Directions:
In the listing below, how many lines contain the word "React"? Please respond with the number only.

#### Material provided

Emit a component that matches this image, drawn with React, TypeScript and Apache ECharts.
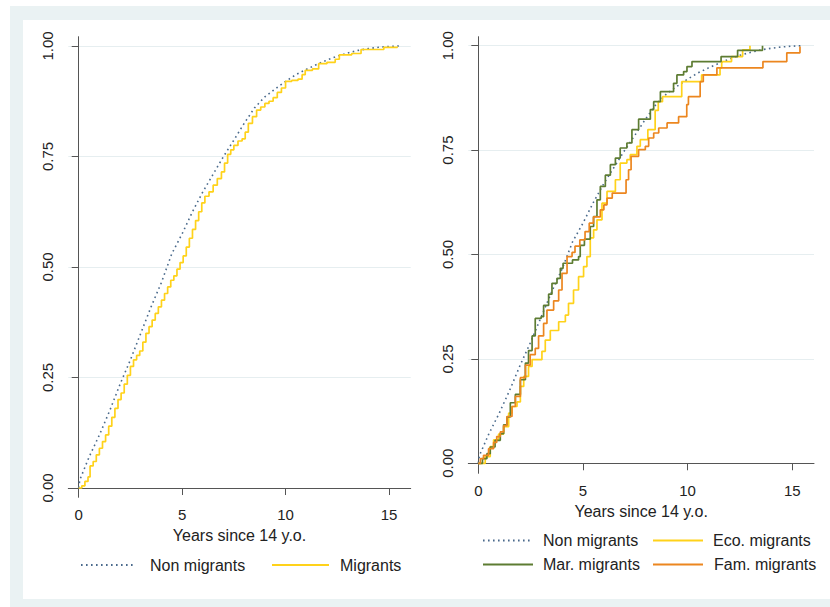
import React, { useEffect, useRef } from "react";
import * as echarts from "echarts";

// ---- Data (years since 14 y.o., cumulative proportion) ----
const X_TICKS = [0, 5, 10, 15];
const Y_TICKS = [0, 0.25, 0.5, 0.75, 1];
const X_TITLE = "Years since 14 y.o.";

const nonMigrants: number[][] = [
  [0, 0], [0.05, 0.018], [0.5, 0.07], [1.0, 0.12], [1.5, 0.175], [2.0, 0.235],
  [2.5, 0.29], [3.0, 0.35], [3.5, 0.41], [4.0, 0.465], [4.5, 0.53], [5.0, 0.575],
  [5.5, 0.625], [6.0, 0.67], [6.5, 0.71], [7.0, 0.75], [7.5, 0.787], [8.0, 0.825],
  [8.5, 0.86], [9.0, 0.885], [9.5, 0.903], [10.0, 0.92], [10.5, 0.935], [11.0, 0.947],
  [11.5, 0.958], [12.0, 0.968], [12.5, 0.977], [13.0, 0.984], [13.5, 0.99],
  [14.0, 0.994], [14.5, 0.997], [15.0, 0.999], [15.5, 1.0],
];

const migrants: number[][] = [
  [0, 0], [0.15, 0.005], [0.3, 0.015], [0.45, 0.025], [0.55, 0.05], [0.7, 0.06],
  [0.85, 0.075], [1.0, 0.09], [1.15, 0.105], [1.3, 0.12], [1.45, 0.14], [1.6, 0.16],
  [1.75, 0.18], [1.9, 0.2], [2.05, 0.215], [2.2, 0.235], [2.35, 0.255], [2.5, 0.275],
  [2.65, 0.29], [2.8, 0.3], [2.95, 0.31], [3.1, 0.33], [3.25, 0.35], [3.4, 0.365],
  [3.55, 0.38], [3.7, 0.395], [3.85, 0.41], [4.0, 0.425], [4.15, 0.44], [4.3, 0.455],
  [4.45, 0.47], [4.6, 0.48], [4.75, 0.495], [4.9, 0.51], [5.05, 0.525], [5.2, 0.545],
  [5.35, 0.565], [5.5, 0.585], [5.65, 0.605], [5.8, 0.625], [5.95, 0.645], [6.1, 0.66],
  [6.3, 0.67], [6.5, 0.685], [6.7, 0.7], [6.9, 0.715], [7.05, 0.735], [7.2, 0.755],
  [7.35, 0.765], [7.5, 0.775], [7.7, 0.785], [7.9, 0.79], [8.05, 0.805], [8.2, 0.825],
  [8.4, 0.84], [8.6, 0.855], [8.8, 0.862], [9.0, 0.87], [9.2, 0.875], [9.4, 0.883],
  [9.6, 0.895], [9.8, 0.905], [10.0, 0.92], [10.3, 0.922], [10.6, 0.925], [10.8, 0.935],
  [10.95, 0.945], [11.3, 0.948], [11.6, 0.96], [12.0, 0.963], [12.4, 0.97], [12.6, 0.98],
  [13.2, 0.983], [13.65, 0.992], [14.75, 0.997], [15.4, 0.999],
];

const ecoMigrants: number[][] = [
  [0, 0], [0.33, 0.016], [0.57, 0.04], [0.73, 0.056], [0.97, 0.07], [1.21, 0.088],
  [1.45, 0.12], [1.61, 0.136], [1.85, 0.147], [2.01, 0.184], [2.17, 0.208], [2.4, 0.232],
  [2.57, 0.248], [3.04, 0.268], [3.2, 0.295], [3.44, 0.318], [3.84, 0.339], [4.16, 0.355],
  [4.31, 0.383], [4.55, 0.415], [4.79, 0.447], [5.03, 0.471], [5.19, 0.495], [5.35, 0.54],
  [5.51, 0.559], [5.67, 0.583], [5.91, 0.623], [6.15, 0.651], [6.55, 0.679], [6.78, 0.719],
  [7.1, 0.727], [7.26, 0.739], [7.58, 0.759], [7.74, 0.775], [8.1, 0.799], [8.45, 0.845],
  [8.6, 0.866], [8.8, 0.878], [9.72, 0.914], [10.67, 0.93], [11.55, 0.947], [11.63, 0.962],
  [12.1, 0.974], [12.63, 0.99], [12.98, 1.0],
];

const marMigrants: number[][] = [
  [0, 0], [0.2, 0.011], [0.41, 0.023], [0.57, 0.039], [0.8, 0.055], [1.05, 0.071],
  [1.21, 0.092], [1.37, 0.111], [1.53, 0.145], [1.77, 0.165], [2.01, 0.2], [2.25, 0.24],
  [2.4, 0.27], [2.57, 0.305], [2.72, 0.347], [3.0, 0.351], [3.12, 0.378], [3.36, 0.405],
  [3.52, 0.431], [3.76, 0.443], [3.92, 0.467], [4.05, 0.479], [4.5, 0.487], [4.79, 0.495],
  [4.87, 0.522], [5.07, 0.537], [5.35, 0.567], [5.51, 0.591], [5.67, 0.631], [5.83, 0.663],
  [6.07, 0.69], [6.31, 0.715], [6.55, 0.731], [6.78, 0.755], [7.1, 0.767], [7.34, 0.799],
  [7.66, 0.824], [8.22, 0.847], [8.38, 0.866], [8.7, 0.89], [9.33, 0.91], [9.49, 0.93],
  [9.81, 0.938], [9.97, 0.95], [10.21, 0.962], [11.6, 0.974], [12.39, 0.989], [13.58, 1.0],
];

const famMigrants: number[][] = [
  [0, 0], [0.1, 0.011], [0.25, 0.019], [0.49, 0.035], [0.73, 0.05], [0.88, 0.064],
  [1.05, 0.075], [1.21, 0.09], [1.37, 0.112], [1.61, 0.136], [1.77, 0.16], [2.01, 0.205],
  [2.25, 0.235], [2.48, 0.26], [2.72, 0.275], [2.88, 0.305], [3.12, 0.335], [3.28, 0.367],
  [3.6, 0.389], [3.84, 0.415], [4.0, 0.455], [4.24, 0.495], [4.48, 0.505], [4.62, 0.52],
  [4.85, 0.535], [5.1, 0.555], [5.3, 0.575], [5.5, 0.59], [5.83, 0.607], [6.0, 0.619],
  [6.15, 0.635], [6.4, 0.647], [7.06, 0.679], [7.18, 0.703], [7.3, 0.735], [7.66, 0.751],
  [7.98, 0.759], [8.14, 0.779], [8.38, 0.791], [8.62, 0.803], [9.02, 0.815], [9.57, 0.83],
  [9.96, 0.859], [10.04, 0.878], [10.6, 0.914], [10.75, 0.93], [11.4, 0.947],
  [13.6, 0.962], [14.74, 0.983], [15.37, 0.998],
];

const FONT = 'Arial, "Liberation Sans", sans-serif';
const C_NON = "#4a6a8c";
const C_YEL = "#ffd21a";
const C_GRN = "#5d7c32";
const C_ORG = "#ec861f";
const AXIS_C = "#555555";
const GRID_C = "#e6eef0";
const TXT = "#222222";

function makeX(gridIndex: number, min: number, max: number) {
  return {
    type: "value",
    gridIndex,
    min,
    max,
    axisLine: { show: true, lineStyle: { color: AXIS_C, width: 1 } },
    axisTick: { show: true, length: 7, customValues: X_TICKS, lineStyle: { color: AXIS_C } },
    axisLabel: {
      customValues: X_TICKS,
      margin: 10,
      fontSize: 15,
      color: TXT,
      fontFamily: FONT,
    },
    splitLine: { show: false },
    name: X_TITLE,
    nameLocation: "middle",
    nameGap: 24,
    nameTextStyle: { fontSize: 16, color: TXT, fontFamily: FONT },
  };
}

function makeY(gridIndex: number, min: number, max: number) {
  return {
    type: "value",
    gridIndex,
    min,
    max,
    axisLine: { show: true, lineStyle: { color: AXIS_C, width: 1 } },
    axisTick: { show: true, length: 7, customValues: Y_TICKS, lineStyle: { color: AXIS_C } },
    axisLabel: {
      customValues: Y_TICKS,
      rotate: 90,
      margin: 13,
      fontSize: 15,
      color: TXT,
      fontFamily: FONT,
      formatter: (v: number) => v.toFixed(2),
    },
    splitLine: { show: true, lineStyle: { color: GRID_C, width: 1.2 } },
  };
}

function lineSeries(name: string, data: number[][], color: string, idx: number, step: boolean, dotted = false) {
  return {
    type: "line",
    name,
    data,
    xAxisIndex: idx,
    yAxisIndex: idx,
    step: step ? "end" : false,
    symbol: "none",
    showSymbol: false,
    lineStyle: dotted
      ? { color, width: 1.6, type: [1.6, 3.4] }
      : { color, width: 1.7 },
    itemStyle: { color },
    emphasis: { disabled: true },
  };
}

function legendItem(name: string, left: number, cy: number, w: number, gap: number) {
  return {
    show: true,
    data: [name],
    left,
    top: cy - 7,
    orient: "horizontal",
    itemWidth: w,
    itemHeight: 14,
    padding: 0,
    selectedMode: false,
    itemStyle: { opacity: 0 },
    textStyle: { fontSize: 16, color: TXT, fontFamily: FONT, padding: [0, 0, 0, gap] },
  };
}

export default function App() {
  const ref = useRef<HTMLDivElement>(null);
  useEffect(() => {
    if (!ref.current) return;
    const chart = echarts.init(ref.current, undefined, { renderer: "svg" });
    const BG = "#eaf2f3";
    chart.setOption({
      animation: false,
      backgroundColor: "#ffffff",
      graphic: [
        { type: "rect", silent: true, shape: { x: 10, y: 6, width: 820, height: 14 }, style: { fill: BG } },
        { type: "rect", silent: true, shape: { x: 10, y: 6, width: 13, height: 601 }, style: { fill: BG } },
        { type: "rect", silent: true, shape: { x: 10, y: 599, width: 820, height: 8 }, style: { fill: BG } },
      ],
      grid: [
        { left: 68.3, top: 36.7, width: 342.4, height: 460.6, outerBoundsMode: "none", containLabel: false },
        { left: 468.3, top: 36.7, width: 345.7, height: 436.6, outerBoundsMode: "none", containLabel: false },
      ],
      xAxis: [makeX(0, -0.503, 16.05), makeX(1, -0.478, 16.04)],
      yAxis: [makeY(0, -0.021, 1.021), makeY(1, -0.024, 1.0216)],
      legend: [
        legendItem("Non migrants", 80, 564, 55, 9),
        legendItem("Migrants", 271, 564, 57, 6),
        legendItem("Non migrants", 482, 539.5, 48, 7),
        legendItem("Eco. migrants", 652, 539.5, 50, 5),
        legendItem("Mar. migrants", 482, 563.5, 50, 5),
        legendItem("Fam. migrants", 652, 563.5, 50, 6),
      ],
      series: [
        lineSeries("Non migrants", nonMigrants, C_NON, 0, false, true),
        lineSeries("Migrants", migrants, C_YEL, 0, true),
        lineSeries("Non migrants", nonMigrants, C_NON, 1, false, true),
        lineSeries("Eco. migrants", ecoMigrants, C_YEL, 1, true),
        lineSeries("Mar. migrants", marMigrants, C_GRN, 1, true),
        lineSeries("Fam. migrants", famMigrants, C_ORG, 1, true),
      ],
    });
    return () => chart.dispose();
  }, []);
  return (
    <div
      ref={ref}
      style={{ position: "absolute", left: 0, top: 0, width: 830, height: 607 }}
    />
  );
}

########

Result of the task:
2